DOI: 10.58559/ijes.1896002 ISSN: 2717-7513

LED-based solar simulators: A bibliometric review and LSTM-based forecasting approach (2010–2030)

Oğuzhan Coşkun, Hemrah Hıvehchı, Tufan Ozturk
Characterization of photovoltaic technologies and materials requires highly sensitive, spectrally stable, and reproducible light sources. Rigorous evaluation of spectral match, spatial non-uniformity, and temporal instability has established LED-based solar simulators as the current industry and academic standard. Despite the rapid adoption of this technology, existing literature primarily addresses the evolution of LED solar simulators from either a technical or bibliographic perspective, leaving data-driven, future-oriented predictions insufficiently explored. This study examines the evolution of LED-based solar simulators between 2010 and 2025 and generates forecasting scenarios up to 2030 through a comprehensive hybrid methodology integrating bibliometric mapping, critical technical evaluation, and deep learning-based prediction. Within this framework, 333 high-quality publications retrieved from the Web of Science Core Collection were analyzed using VOSviewer and R 4.5.3. The technological evolution of hardware architectures was further examined through an in-depth analysis of 14 high-impact foundational studies. Additionally, a Long Short-Term Memory (LSTM) network was developed to model publication growth trends, achieving a robust coefficient of determination (R^2 = 0.8510) and a Mean Absolute Error (MAE = 1.71).
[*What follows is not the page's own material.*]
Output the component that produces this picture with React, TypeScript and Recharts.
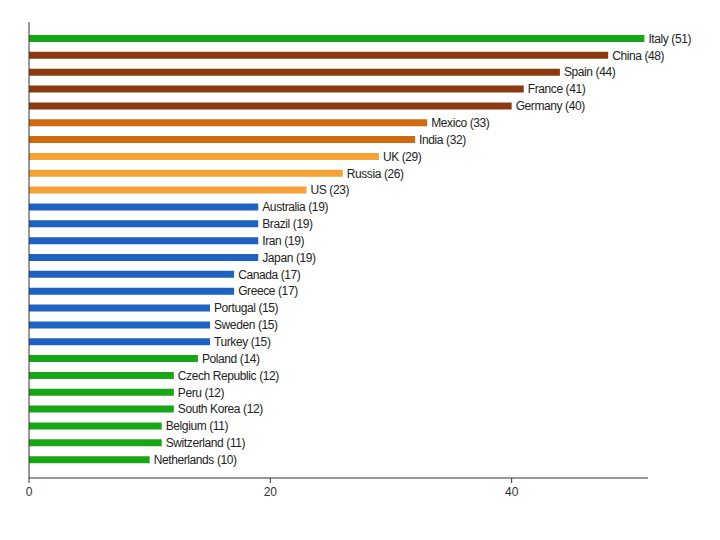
import React from 'react';
import { BarChart, Bar, XAxis, YAxis, Cell, LabelList, ReferenceLine } from 'recharts';

const countries = [
  'Italy', 'China', 'Spain', 'France', 'Germany', 'Mexico', 'India', 'UK', 'Russia', 'US',
  'Australia', 'Brazil', 'Iran', 'Japan', 'Canada', 'Greece', 'Portugal', 'Sweden', 'Turkey',
  'Poland', 'Czech Republic', 'Peru', 'South Korea', 'Belgium', 'Switzerland', 'Netherlands',
];
const counts = [51, 48, 44, 41, 40, 33, 32, 29, 26, 23, 19, 19, 19, 19, 17, 17, 15, 15, 15, 14, 12, 12, 12, 11, 11, 10];
// colour group of each bar
const groups = ['g', 'b', 'b', 'b', 'b', 'o', 'o', 'l', 'l', 'l', 'u', 'u', 'u', 'u', 'u', 'u', 'u', 'u', 'u', 'g', 'g', 'g', 'g', 'g', 'g', 'g'];
const xTicks = [0, 20, 40];

const palette: Record<string, string> = {
  g: '#16a616',
  b: '#8a3a0e',
  o: '#d06a12',
  l: '#f4a236',
  u: '#1e62c2',
};

const data = countries.map((name, i) => ({
  name,
  value: counts[i],
  label: `${name} (${counts[i]})`,
  color: palette[groups[i]],
}));

const font = 'Liberation Sans, Arial, sans-serif';

export default function App() {
  return (
    <div style={{ position: 'absolute', left: 0, top: 0, width: 720, height: 540, background: '#fff' }}>
      <BarChart
        width={720}
        height={540}
        data={data}
        layout="vertical"
        margin={{ top: 22, right: 72, bottom: 32, left: 29 }}
        barCategoryGap={0}
      >
        <XAxis
          type="number"
          domain={[0, 51.3]}
          ticks={xTicks}
          axisLine={{ stroke: '#333' }}
          tickLine={{ stroke: '#333' }}
          tickSize={5}
          tick={{ fill: '#333', fontSize: 12, fontFamily: font, dy: 2 }}
        />
        <YAxis
          type="category"
          dataKey="name"
          width={0}
          tick={false}
          tickLine={false}
          axisLine={{ stroke: '#333' }}
          padding={{ top: 8, bottom: 10 }}
        />
        <ReferenceLine x={0} stroke="#333" />
        <Bar dataKey="value" barSize={7} isAnimationActive={false}>
          {data.map((d) => (
            <Cell key={d.name} fill={d.color} />
          ))}
          <LabelList
            dataKey="label"
            position="right"
            offset={4}
            style={{ fill: '#222', fontSize: 12, fontFamily: font, letterSpacing: -0.4 }}
          />
        </Bar>
      </BarChart>
    </div>
  );
}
The model predicts a non-linear growth trajectory in academic output, estimating a historical peak of approximately 35 annual publications by 2029. Overall, this study demonstrates the transition of LED solar simulators from experimental laboratory tools to industrial-grade platforms meeting IEC 60904-9 Class AAA standards, driven by modular designs and artificial intelligence integration.